GIVEN ENTRIES>
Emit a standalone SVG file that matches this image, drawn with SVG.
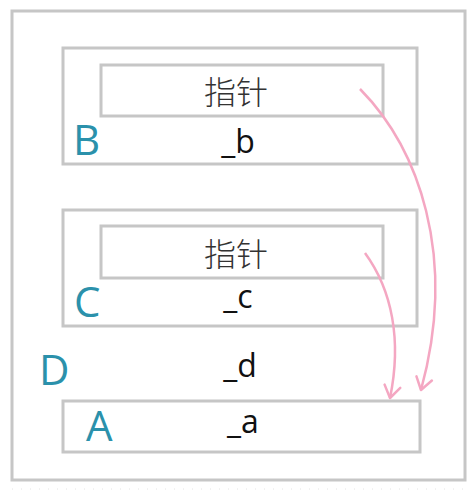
<svg xmlns="http://www.w3.org/2000/svg" width="476" height="492" viewBox="0 0 476 492">
<style>
.box{fill:#fff;stroke:#c6c6c6;stroke-width:3}
.cn{font-family:"Noto Sans CJK SC","Noto Sans",sans-serif;font-size:32px;fill:#333;text-anchor:middle;font-weight:300}
.var{font-family:"Open Sans","Noto Sans",sans-serif;font-size:32px;fill:#111;text-anchor:middle}
.lbl{font-family:"Open Sans","Noto Sans",sans-serif;font-size:42px;fill:#2b91ab}
.arr{fill:none;stroke:#f4a7c2;stroke-width:2.5;marker-end:url(#head)}
</style>
<defs>
<marker id="head" viewBox="0 0 20 20" refX="17" refY="10" markerWidth="20" markerHeight="20" markerUnits="userSpaceOnUse" orient="auto">
<path d="M5,2 L17,10 L5,18" fill="none" stroke="#f4a7c2" stroke-width="2.5" stroke-linecap="round" stroke-linejoin="round"/>
</marker>
</defs>
<rect x="0" y="0" width="476" height="492" fill="#fff"/>
<line x1="12" y1="489" x2="465" y2="489" stroke="#e4e4e4" stroke-width="1" stroke-dasharray="1 8"/>
<g id="D">
<rect class="box" x="12" y="11" width="453" height="469"/>
<text class="lbl" x="39" y="385">D</text>
<text class="var" x="240" y="377">_d</text>
</g>
<g id="B">
<rect class="box" x="63" y="48" width="354" height="116"/>
<rect class="box" x="101" y="65" width="282" height="51"/>
<text class="cn" x="236" y="104">指针</text>
<text class="lbl" x="73" y="155">B</text>
<text class="var" x="238" y="153">_b</text>
</g>
<g id="C">
<rect class="box" x="63" y="210" width="354" height="116"/>
<rect class="box" x="101" y="226" width="282" height="52"/>
<text class="cn" x="236" y="266">指针</text>
<text class="lbl" x="74" y="317">C</text>
<text class="var" x="238" y="308">_c</text>
</g>
<g id="A">
<rect class="box" x="63" y="401" width="357" height="51"/>
<text class="lbl" x="86" y="441">A</text>
<text class="var" x="243" y="433">_a</text>
</g>
<g id="connectors">
<path class="arr" d="M360,89 C418,148 458,255 421,390"/>
<path class="arr" d="M365,253 C392,290 402,340 390,398"/>
</g>
</svg>
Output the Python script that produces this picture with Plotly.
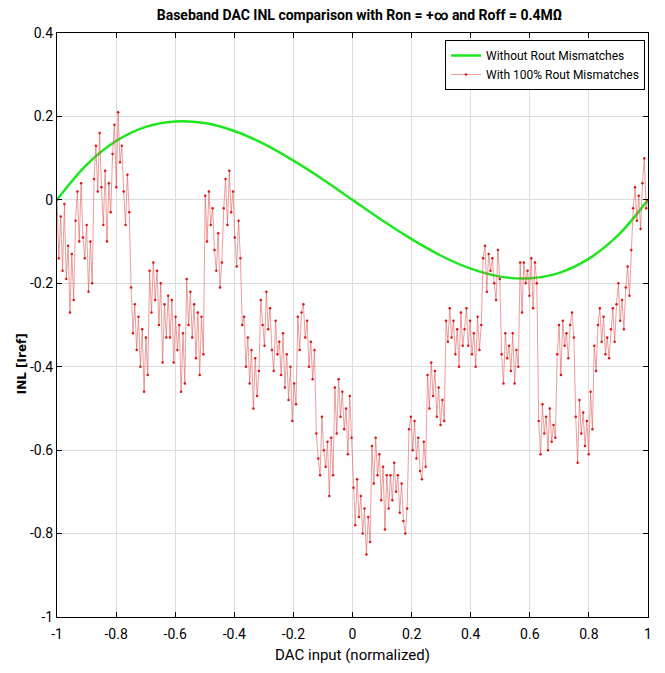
import numpy as np
import plotly.graph_objects as go

# green: without Rout mismatches (read at x = -1, -0.9, ..., 1)
x_ideal = [-1.0, -0.9, -0.8, -0.7, -0.6, -0.5, -0.4, -0.3, -0.2, -0.1, 0.0,
           0.1, 0.2, 0.3, 0.4, 0.5, 0.6, 0.7, 0.8, 0.9, 1.0]
inl_ideal = [0.0, 0.084, 0.141, 0.175, 0.188, 0.184, 0.165, 0.134, 0.094, 0.049, 0.0,
             -0.049, -0.094, -0.134, -0.165, -0.184, -0.188, -0.175, -0.141, -0.084, 0.0]

# red: with 100% Rout mismatches, 10 readings per 1/16 segment
inl_mismatch = [
    0.00, -0.14, -0.04, -0.17, -0.01, -0.19, -0.11, -0.27, -0.13, -0.24,
    -0.05, 0.02, -0.10, 0.04, -0.09, -0.14, -0.06, -0.22, -0.10, -0.20,
    0.05, 0.13, 0.02, 0.16, 0.03, -0.06, 0.07, -0.10, 0.04, -0.03,
    0.11, 0.18, 0.03, 0.21, 0.09, 0.13, 0.02, -0.06, 0.06, -0.03,
    -0.21, -0.32, -0.25, -0.36, -0.28, -0.40, -0.31, -0.46, -0.33, -0.42,
    -0.17, -0.27, -0.15, -0.24, -0.17, -0.30, -0.20, -0.39, -0.25, -0.33,
    -0.23, -0.33, -0.24, -0.39, -0.28, -0.36, -0.30, -0.46, -0.32, -0.44,
    -0.19, -0.30, -0.22, -0.33, -0.25, -0.38, -0.27, -0.42, -0.28, -0.37,
    0.01, -0.10, 0.02, -0.06, -0.02, -0.12, -0.17, -0.08, -0.21, -0.15,
    -0.02, 0.05, -0.06, 0.07, -0.03, 0.02, -0.09, -0.16, -0.05, -0.14,
    -0.30, -0.28, -0.40, -0.33, -0.44, -0.36, -0.50, -0.38, -0.47, -0.41,
    -0.24, -0.30, -0.35, -0.22, -0.31, -0.26, -0.36, -0.41, -0.29, -0.37,
    -0.34, -0.42, -0.32, -0.45, -0.37, -0.48, -0.40, -0.53, -0.44, -0.49,
    -0.28, -0.36, -0.27, -0.25, -0.33, -0.29, -0.40, -0.34, -0.43, -0.36,
    -0.56, -0.62, -0.66, -0.52, -0.60, -0.64, -0.58, -0.71, -0.57, -0.66,
    -0.45, -0.56, -0.43, -0.52, -0.46, -0.55, -0.50, -0.61, -0.47, -0.57,
    -0.69, -0.78, -0.67, -0.76, -0.71, -0.80, -0.74, -0.85, -0.76, -0.82,
    -0.59, -0.68, -0.57, -0.66, -0.61, -0.72, -0.64, -0.79, -0.66, -0.74,
    -0.66, -0.72, -0.63, -0.70, -0.66, -0.75, -0.68, -0.77, -0.80, -0.74,
    -0.55, -0.52, -0.60, -0.53, -0.62, -0.57, -0.65, -0.67, -0.58, -0.64,
    -0.42, -0.50, -0.39, -0.47, -0.41, -0.52, -0.45, -0.54, -0.48, -0.53,
    -0.29, -0.34, -0.26, -0.33, -0.29, -0.37, -0.31, -0.40, -0.27, -0.35,
    -0.31, -0.26, -0.35, -0.29, -0.37, -0.32, -0.40, -0.28, -0.36, -0.30,
    -0.14, -0.11, -0.22, -0.13, -0.17, -0.14, -0.20, -0.24, -0.12, -0.19,
    -0.37, -0.44, -0.32, -0.38, -0.35, -0.41, -0.32, -0.44, -0.36, -0.40,
    -0.15, -0.27, -0.15, -0.20, -0.17, -0.23, -0.14, -0.26, -0.15, -0.20,
    -0.53, -0.61, -0.49, -0.56, -0.52, -0.60, -0.50, -0.58, -0.54, -0.57,
    -0.37, -0.30, -0.42, -0.29, -0.35, -0.32, -0.38, -0.30, -0.27, -0.33,
    -0.52, -0.63, -0.48, -0.56, -0.51, -0.59, -0.53, -0.61, -0.46, -0.55,
    -0.35, -0.41, -0.30, -0.26, -0.34, -0.28, -0.37, -0.33, -0.38, -0.31,
    -0.26, -0.34, -0.25, -0.20, -0.29, -0.24, -0.31, -0.21, -0.16, -0.23,
    -0.12, -0.02, 0.03, -0.05, 0.01, -0.07, 0.04, 0.10, -0.02, 0.00,
]
# DAC input codes, evenly spaced over [-1, 1]
x_codes = np.linspace(-1, 1, len(inl_mismatch))

xticks = [-1, -0.8, -0.6, -0.4, -0.2, 0, 0.2, 0.4, 0.6, 0.8, 1]
xtick_text = ['-1', '-0.8', '-0.6', '-0.4', '-0.2', '0', '0.2', '0.4', '0.6', '0.8', '1']
yticks = [-1, -0.8, -0.6, -0.4, -0.2, 0, 0.2, 0.4]
ytick_text = ['-1', '-0.8', '-0.6', '-0.4', '-0.2', '0', '0.2', '0.4']

font = "Roboto, sans-serif"

fig = go.Figure()
fig.add_trace(go.Scatter(
    x=x_ideal, y=inl_ideal, mode='lines', line_shape='spline',
    line=dict(color='#1ee61e', width=2.5),
    name='Without Rout Mismatches'
))
fig.add_trace(go.Scatter(
    x=x_codes, y=inl_mismatch, mode='lines+markers',
    line=dict(color='rgba(225,90,90,0.75)', width=0.8),
    marker=dict(color='#e01010', size=2.5),
    name='With 100% Rout Mismatches'
))

axis_common = dict(
    showline=True, linecolor='black', linewidth=1, mirror='ticks',
    ticks='inside', ticklen=5, tickcolor='black',
    showgrid=True, gridcolor='#dcdcdc', gridwidth=1, zeroline=False,
    tickfont=dict(family=font, size=14, color='black'),
)

# page body has an 8px margin, so the figure is sized and placed to fit
fig.update_layout(
    width=657, height=665,
    margin=dict(l=49, r=17, t=25, b=56),
    paper_bgcolor='white', plot_bgcolor='white',
    title=dict(text='<b>Baseband DAC INL comparison with Ron = +∞ and Roff = 0.4MΩ</b>',
               x=0.535, xanchor='center', y=0.99, yanchor='middle',
               font=dict(family=font, size=14, color='black')),
    xaxis=dict(range=[-1, 1], tickvals=xticks, ticktext=xtick_text,
               ticklabelstandoff=4,
               title=dict(text='DAC input (normalized)', standoff=8,
                          font=dict(family=font, size=15, color='black')),
               **axis_common),
    yaxis=dict(range=[-1, 0.4], tickvals=yticks, ticktext=ytick_text, **axis_common),
    legend=dict(x=0.995, y=0.988, xanchor='right', yanchor='top',
                bgcolor='white', bordercolor='black', borderwidth=1,
                font=dict(family=font, size=12, color='black'),
                itemwidth=30, tracegroupgap=0),
    showlegend=True,
)
fig.add_annotation(
    text='<b>INL [Iref]</b>', textangle=-90, showarrow=False,
    xref='paper', yref='paper', x=-0.059, y=0.433, xanchor='center', yanchor='middle',
    font=dict(family='DejaVu Sans', size=12, color='black')
)

fig.write_html("out.html")
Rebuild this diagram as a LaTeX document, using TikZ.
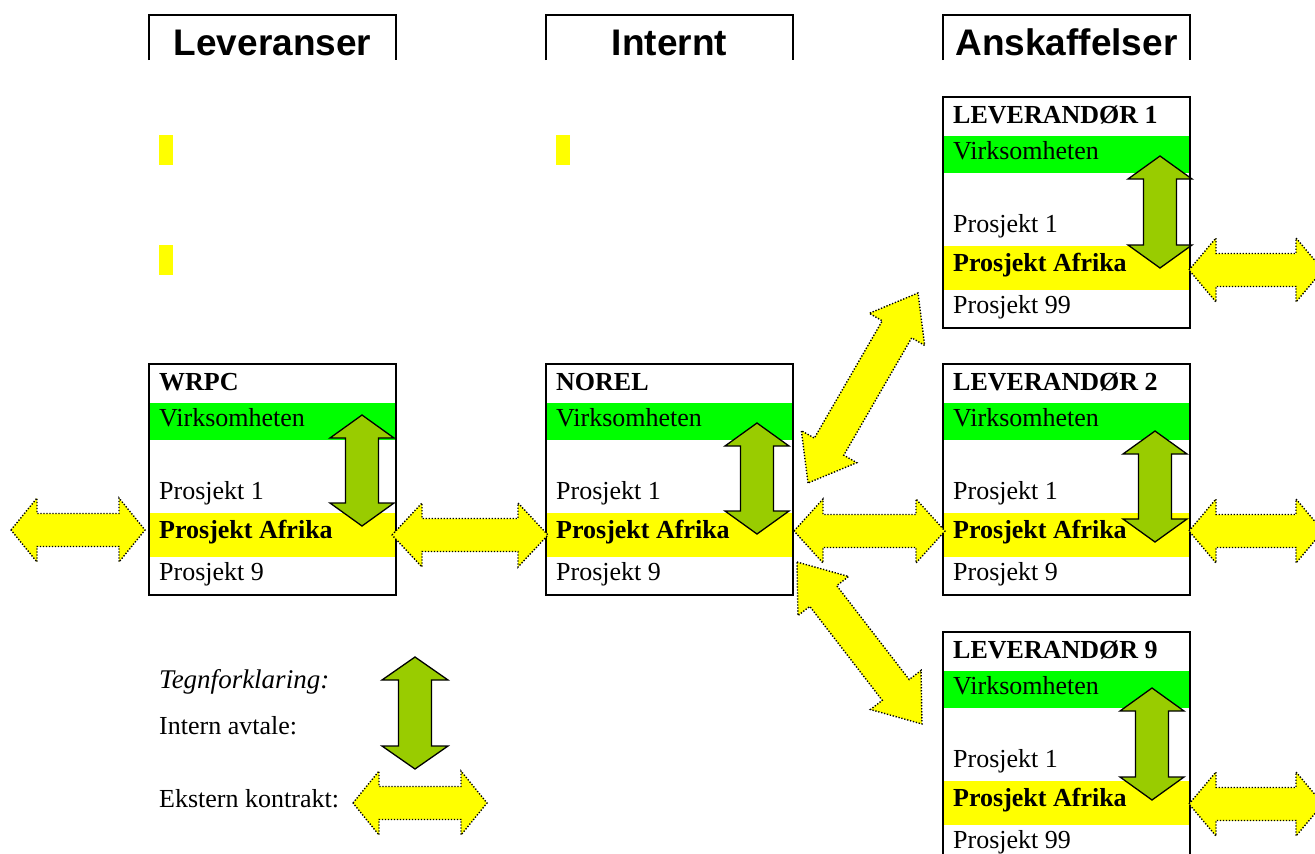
\documentclass[tikz,border=0pt]{standalone}
\usepackage{fontspec}
\setmainfont{Liberation Serif}
\newfontfamily\headfont{Liberation Sans}
\usetikzlibrary{calc}

\definecolor{bandgreen}{RGB}{0,255,0}
\definecolor{bandyellow}{RGB}{255,255,0}
\definecolor{arrowgreen}{RGB}{153,204,0}

\tikzset{
  frame/.style={line width=2.4pt},
  headbox/.style={line width=2.6pt},
  intern/.style={draw=black, line width=1.3pt, fill=arrowgreen, line join=miter},
  ekstern/.style={draw=black, line width=1.4pt, dash pattern=on 1.3pt off 1.7pt, fill=bandyellow, line join=miter},
  boxtext/.style={anchor=base west, inner sep=0pt, font=\fontsize{26}{30}\selectfont},
  headtext/.style={anchor=base, inner sep=0pt, font=\headfont\bfseries\fontsize{37}{40}\selectfont},
  legendtext/.style={anchor=base west, inner sep=0pt, font=\fontsize{26}{30}\selectfont},
  marker/.style={fill=bandyellow},
}

% double block arrow from tip #2 to tip #3
% #4 head length, #5 half head width, #6 half shaft width
\newcommand\blockarrow[6]{%
  \draw[#1] (#2)
    -- ($(#2)!#4!(#3)!#5!90:(#3)$)
    -- ($(#2)!#4!(#3)!#6!90:(#3)$)
    -- ($(#3)!#4!(#2)!#6!-90:(#2)$)
    -- ($(#3)!#4!(#2)!#5!-90:(#2)$)
    -- (#3)
    -- ($(#3)!#4!(#2)!#5!90:(#2)$)
    -- ($(#3)!#4!(#2)!#6!90:(#2)$)
    -- ($(#2)!#4!(#3)!#6!-90:(#3)$)
    -- ($(#2)!#4!(#3)!#5!-90:(#3)$)
    -- cycle;}

% company box: #1 name, #2 left, #3 top, #4 title, #5 last project,
% #6 x of internal arrow, #7 its upper tip, #8 its lower tip (box-relative)
\newcommand\orgbox[8]{%
  \begin{scope}[shift={(#2,#3)}]
    \fill[bandgreen] (0,39) rectangle (247,76);
    \fill[bandyellow] (0,149) rectangle (247,193);
    \node[boxtext, font=\fontsize{26}{30}\selectfont\bfseries] (#1-title) at (10,26) {#4};
    \node[boxtext] (#1-virk) at (10,62) {Virksomheten};
    \node[boxtext] (#1-p1) at (10,135) {Prosjekt 1};
    \node[boxtext, font=\fontsize{26}{30}\selectfont\bfseries] (#1-afrika) at (10,174) {Prosjekt Afrika};
    \node[boxtext] (#1-last) at (10,216) {#5};
    \coordinate (#1-up) at (#6,#7);
    \coordinate (#1-dn) at (#6,#8);
    \blockarrow{intern}{#1-up}{#1-dn}{23pt}{32pt}{16.5pt}
    \draw[frame] (0,0) rectangle (247,231);
  \end{scope}}

\begin{document}
\begin{tikzpicture}[x=1pt, y=-1pt]
  \useasboundingbox (0,0) rectangle (1315,854);
  \clip (0,0) rectangle (1315,854);

  % column headings
  \draw[headbox] (149,60) -- (149,15) -- (396,15) -- (396,60);
  \node[headtext] (h-lev) at (272.5,55) {Leveranser};
  \draw[headbox] (546,60) -- (546,15) -- (793,15) -- (793,60);
  \node[headtext] (h-int) at (669.5,55) {Internt};
  \draw[headbox] (943,60) -- (943,15) -- (1190,15) -- (1190,60);
  \node[headtext] (h-ans) at (1066.5,55) {Anskaffelser};

  % yellow markers
  \fill[marker] (159,135) rectangle (173,165);
  \fill[marker] (159,245) rectangle (173,275);
  \fill[marker] (556,135) rectangle (570,165);

  % companies
  \orgbox{wrpc}{149}{364}{WRPC}{Prosjekt 9}{213}{51}{162}
  \orgbox{norel}{546}{364}{NOREL}{Prosjekt 9}{211}{59}{170}
  \orgbox{lev1}{943}{97}{LEVERANDØR 1}{Prosjekt 99}{217}{59}{171}
  \orgbox{lev2}{943}{364}{LEVERANDØR 2}{Prosjekt 9}{212}{67}{178}
  \orgbox{lev9}{943}{632}{LEVERANDØR 9}{Prosjekt 99}{209}{56}{168}

  % external contracts
  \coordinate (ext0-a) at (11,530);   \coordinate (ext0-b) at (145,530);
  \coordinate (ext1-a) at (392,535);  \coordinate (ext1-b) at (548,535);
  \coordinate (ext2-a) at (794,531);  \coordinate (ext2-b) at (945,531);
  \coordinate (ext3-a) at (808,483);  \coordinate (ext3-b) at (918,293);
  \coordinate (ext4-a) at (797,562);  \coordinate (ext4-b) at (922,724);
  \coordinate (ext5-a) at (1189,270); \coordinate (ext5-b) at (1323,270);
  \coordinate (ext6-a) at (1189,531); \coordinate (ext6-b) at (1323,531);
  \coordinate (ext7-a) at (1189,804); \coordinate (ext7-b) at (1323,804);
  \blockarrow{ekstern}{ext0-a}{ext0-b}{26pt}{32pt}{16.5pt}
  \blockarrow{ekstern}{ext1-a}{ext1-b}{30pt}{32pt}{16.5pt}
  \blockarrow{ekstern}{ext2-a}{ext2-b}{29pt}{32pt}{16.5pt}
  \blockarrow{ekstern}{ext3-a}{ext3-b}{42pt}{32pt}{17pt}
  \blockarrow{ekstern}{ext4-a}{ext4-b}{43pt}{32pt}{17pt}
  \blockarrow{ekstern}{ext5-a}{ext5-b}{27pt}{32pt}{16.5pt}
  \blockarrow{ekstern}{ext6-a}{ext6-b}{27pt}{32pt}{16.5pt}
  \blockarrow{ekstern}{ext7-a}{ext7-b}{27pt}{32pt}{16.5pt}

  % legend
  \node[legendtext, font=\fontsize{27}{31}\selectfont\itshape] (leg-title) at (159,688) {Tegnforklaring:};
  \node[legendtext] (leg-int) at (159,734) {Intern avtale:};
  \node[legendtext] (leg-ext) at (159,807) {Ekstern kontrakt:};
  \coordinate (leg-g-a) at (415,657); \coordinate (leg-g-b) at (415,769);
  \blockarrow{intern}{leg-g-a}{leg-g-b}{23pt}{33pt}{16.5pt}
  \coordinate (leg-y-a) at (353,803); \coordinate (leg-y-b) at (487,803);
  \blockarrow{ekstern}{leg-y-a}{leg-y-b}{26pt}{32pt}{16.5pt}
\end{tikzpicture}
\end{document}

SET EXERCISE>
Report the number of lines above containing the word "this", with no other text.

WORKED ANSWER>
3